Comment 3 Dave Peterson 2008-01-06 23:28:52 UTC
(In reply to comment #2)
> The XML 1.0 Rec does indeed use regex-like constructs in its EBNF notation,
> described at http://www.w3.org/TR/REC-xml/#sec-notation.

Examining that definition, I find that it is circular.  Namely, the square-bracket notations are defined in terms of the "Char" nonterminal, which is in turn defined in terms of square-bracket notations.  I hope we don't choose to knowingly appeal to a circular definition.  I think we *can* do it better.
Comment 4 Pete Cordell 2008-01-07 09:31:40 UTC
(In reply to comment #3)
> it is circular.  Namely, the
> square-bracket notations are defined in terms of the "Char" nonterminal, which
> is in turn defined in terms of square-bracket notations.  

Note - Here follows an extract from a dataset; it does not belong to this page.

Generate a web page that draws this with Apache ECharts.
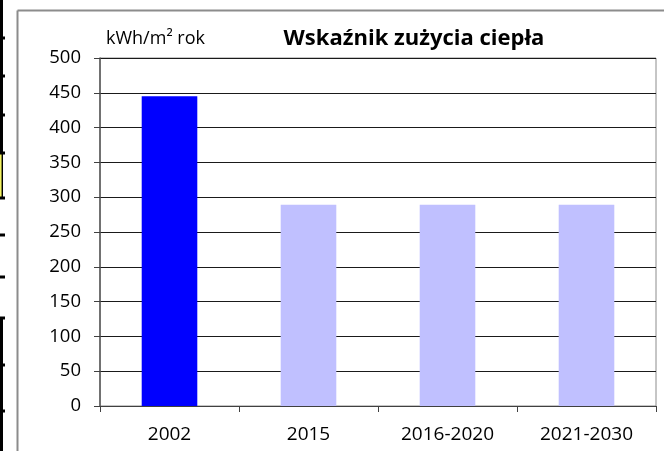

Isn't the mistake here that the section in the XML rec refers to 'Char' (a particular production) when it should refer to something like 'Character' (one of all possible characters)?  Wouldn't changing these definitions in the XML rec remove the circularity without breaking the definition of XML syntax as a whole?
Comment 5 C. M. Sperberg-McQueen 2008-05-24 03:01:11 UTC
Since this issue is essentially about notation, not about the
definition of conformant regular expressions, schema documents,
simple type definitions, pattern facets, or processors, I'm marking it
editorial.  This means it may be dealt with after, not necessarily 
before, the next public working draft.
Comment 6 Dave Peterson 2009-02-12 21:58:08 UTC
bug was discussed on 23 Jan, proposal approved as amended, has been added to the source, and is now in the status quo and most recent LCWD.  Hereby marked FIXED, and as originator I will immediately mark it CLOSED.